Toen hij ook nog een blinde het gezicht teruggaf, schonk de sterke man van de stad een villa met een groot landgoed eromheen om er een kerk te bouwen. Daar zou de eerste kerk van Le Mans verrijzen, de tegenwoordige St-Julien. Moderne geschiedkundigen zien in deze legenden een poging om privileges of aanspraken uit de 9e eeuw terug te voeren op een eerbiedwaardige en daarmee onaantastbare bron, en ze aldus veilig te stellen. Zij plaatsen Julianus aan het eind van de derde en het begin van de vierde eeuw. Zijn ambtsperiode zou liefst 47 jaar geduurd hebben. Na de zorg voor de stad te hebben overgedragen aan zijn priester Thuribius, stierf hij op een 27e januari.

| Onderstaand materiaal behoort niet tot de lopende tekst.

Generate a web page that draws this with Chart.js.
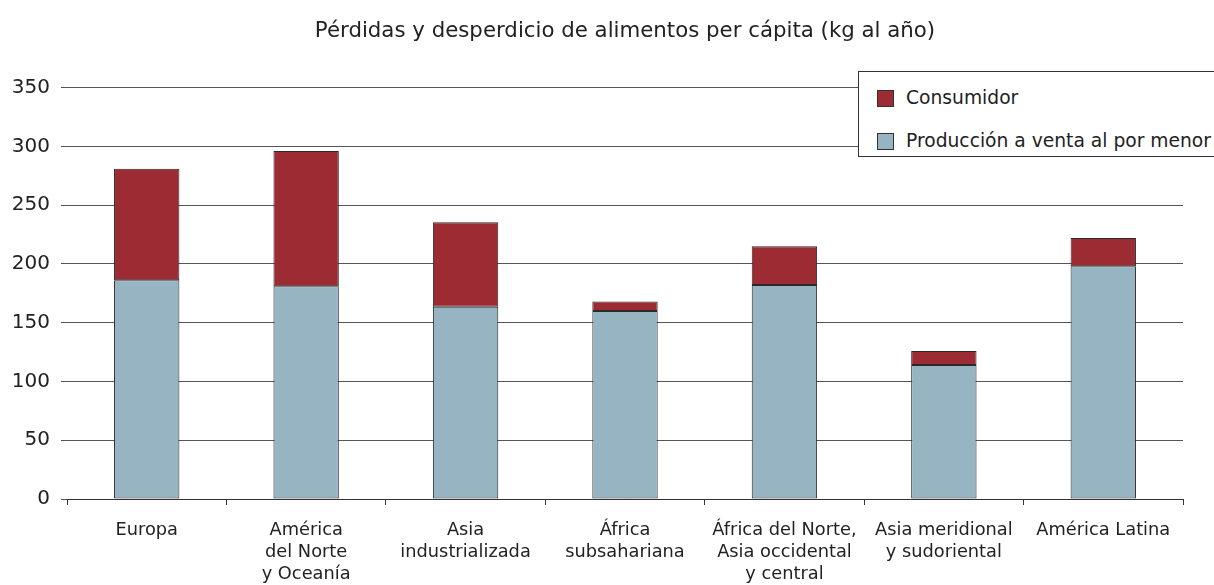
<!DOCTYPE html>
<html>
<head>
<meta charset="utf-8">
<script src="https://cdn.jsdelivr.net/npm/chart.js@4.4.1/dist/chart.umd.min.js"></script>
<style>
  html, body { margin: 0; padding: 0; background: #fff; overflow: hidden; }
  #wrap { position: relative; width: 1214px; height: 585px; }
  #legend {
    position: absolute; left: 858px; top: 71px; width: 380px; height: 86px;
    border: 1px solid #333; background: #fff; box-sizing: border-box;
    font-family: "DejaVu Sans", sans-serif; font-size: 18.7px; color: #222;
  }
  #legend div { position: absolute; left: 18px; height: 20px; line-height: 20px; white-space: nowrap; }
  #legend span { display: inline-block; width: 15px; height: 15px; border: 1px solid #333; vertical-align: -3px; margin-right: 12px; }
</style>
</head>
<body>
<div id="wrap">
  <canvas id="myChart" width="1214" height="585"></canvas>
  <div id="legend"></div>
</div>
<script>
var labels = [
    "Europa",
    ["América", "del Norte", "y Oceanía"],
    ["Asia", "industrializada"],
    ["África", "subsahariana"],
    ["África del Norte,", "Asia occidental", "y central"],
    ["Asia meridional", "y sudoriental"],
    "América Latina"
];
var produccion = [186, 181, 163.5, 160, 182, 114, 198];
var consumidor = [95, 115, 72, 8, 33, 12, 24];
var yTicks = [0, 50, 100, 150, 200, 250, 300, 350];

var ctx = document.getElementById('myChart');
Chart.defaults.font.family = '"DejaVu Sans", sans-serif';
Chart.defaults.color = '#222';

var data = {
    labels: labels,
    datasets: [
        {
            label: 'Producción a venta al por menor',
            data: produccion,
            backgroundColor: '#97b4c2',
            borderColor: '#2a2a2a',
            borderWidth: 1,
            borderSkipped: false,
            barPercentage: 0.41,
            categoryPercentage: 1
        },
        {
            label: 'Consumidor',
            data: consumidor,
            backgroundColor: '#9c2b33',
            borderColor: '#2a2a2a',
            borderWidth: 1,
            borderSkipped: false,
            barPercentage: 0.41,
            categoryPercentage: 1
        }
    ]
};

var myChart = new Chart(ctx, {
    type: 'bar',
    data: data,
    options: {
        responsive: false,
        animation: false,
        layout: { padding: { left: 0, right: 31, top: 0, bottom: 0 } },
        plugins: {
            title: {
                display: true,
                fullSize: false, // centred over the plot area, not the canvas
                text: 'Pérdidas y desperdicio de alimentos per cápita (kg al año)',
                color: '#222',
                font: { size: 21.3, weight: 'normal' },
                padding: { top: 19, bottom: 43 }
            },
            legend: { display: false },
            tooltip: { enabled: false }
        },
        scales: {
            x: {
                stacked: true,
                afterFit: function (s) { s.height = 86; },
                grid: { drawOnChartArea: false, drawTicks: true, tickLength: 6, color: '#333', offset: true },
                border: { display: true, color: '#333' },
                ticks: { font: { size: 17.8, lineHeight: 1.236 }, color: '#222', padding: 14, maxRotation: 0, autoSkip: false }
            },
            y: {
                stacked: true,
                min: 0,
                max: 350,
                afterFit: function (s) { s.width = 67; },
                afterBuildTicks: function (s) { s.ticks = yTicks.map(function (v) { return { value: v }; }); },
                grid: { color: '#555', tickLength: 6 },
                border: { display: false },
                ticks: { font: { size: 20 }, color: '#222', padding: 11 }
            }
        }
    }
});

// legend box, Consumidor first like the original
var legendEl = document.getElementById('legend');
[1, 0].forEach(function (i, row) {
    var ds = data.datasets[i];
    var item = document.createElement('div');
    item.style.top = (16 + row * 43) + 'px';
    item.innerHTML = '<span style="background:' + ds.backgroundColor + '"></span>' + ds.label;
    legendEl.appendChild(item);
});
</script>
</body>
</html>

Rond 836 werd zijn stoffelijk overschot ontdekt en overgebracht naar de kathedraal. Dat is aan dat feit te danken dat de genoemde ‘Aesta Aldrici, die immers eveneens uit de 9e eeuw stamt, over hem vertelt. Tot op de dag van vandaag wordt zijn hoofd er nog bewaard; een groot gedeelte ging naar de abdij St-Julien-du-Pr in Le Mans (= tegenwoordig Notre Dame du Pr), waar het verloren ging tijdens de troebelen met de Calvinisten in de 16e eeuw. In 1243 kwam een deel van zijn relieken in Paderborn terecht. In Frankrijk zijn er vele kerken aan hem toegewijd. Zijn verering strekte zich zelfs uit tot in Engeland. Volgens sommigen gaat dat terug op de Noormannen. Waarschijnlijker is het dat ze te danken is aan koning Hendrik II ( 1189); deze was namelijk afkomstig uit Le Mans en had het doopsel ontvangen in de plaatselijke Sint-Julianuskerk. Hij is patroon van Le Mans; daarnaast van jongleurs en van wijnbouwers.

Hij wordt afgebeeld als bisschop met een bron aan zijn voeten en soms een duivel of vernield afgodsbeeld, hij verdreef het heidendom. Schutspatroon van wijnbouwers en jongleurs omdat die in Parijs een naar hem genoemde kapel bouwden, Saint Julien des Menetriers.

Het ijs breekt op St. Julianus, zo niet dan drukt het vaster aan.

Het kruid dat aan hem toegewijd is de hertstong, Phyllitis scolopendrium, of tongvaren.